One ominous development is regulation of marketing messages directed at certain age groups for products that are legal for that group. "Congress is considering four agency working groups to study and consider guidelines for food marketing to kids," he said. "Never before has there been a government mandate to restrict advertising to a group who can legally purchase the products involved."

And he noted that last week Rep. Henry Waxman, D-Calif., reintroduced a bill to allow the Food and Drug Administration to regulate marketing on tobacco that was, per Jaffe, a de facto ban on tobacco ads. "It was put in on Tuesday and passed on Wednesday, without a hearing, and no debate," he said. "That was unusual."

Deborah Platt Majoras, VP and general counsel at Procter & Gamble and former FTC chairman, took a brighter view. "I doubt we will see new, across-the-board regulation of advertising. I do think we will see increasingly aggressive enforcement of current rules."

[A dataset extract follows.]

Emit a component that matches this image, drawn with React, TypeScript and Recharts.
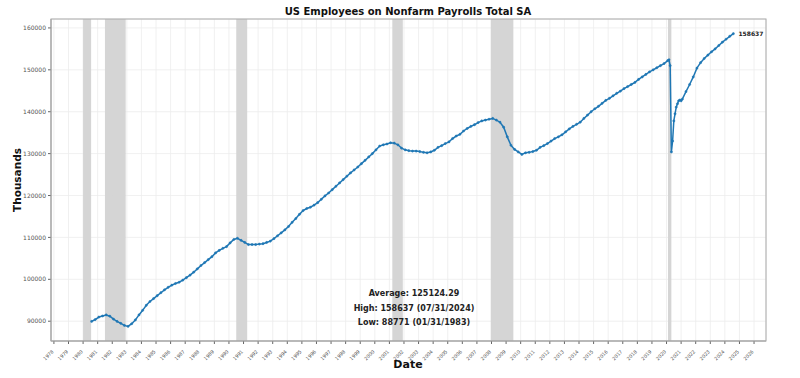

She said the First Amendment stands as a bulwark for commercial speech, and while the Supreme Court has indeed been nearly split, the lower and appellate courts "have been loath to pass new regulation.

"And for all the skepticism that the anti-business environment is engendering, the facts are the system of self-regulation among advertisers works very well. The point to make to skeptics is that companies have participated heartily in self-regulation precisely because it is in their interest to do so. It is also in consumers' best interest, partly because it is regulation whose cost is not borne by the taxpayer."

And while she conceded that the FTC's Leibowitz had expressed some skepticism, "he also said that almost all of us want to see self-regulation succeed.

"I do think that for many years, the FTC has managed ad issues in a way that is balanced and responsible. That's not to say that there aren't decisions we couldn't disagree with."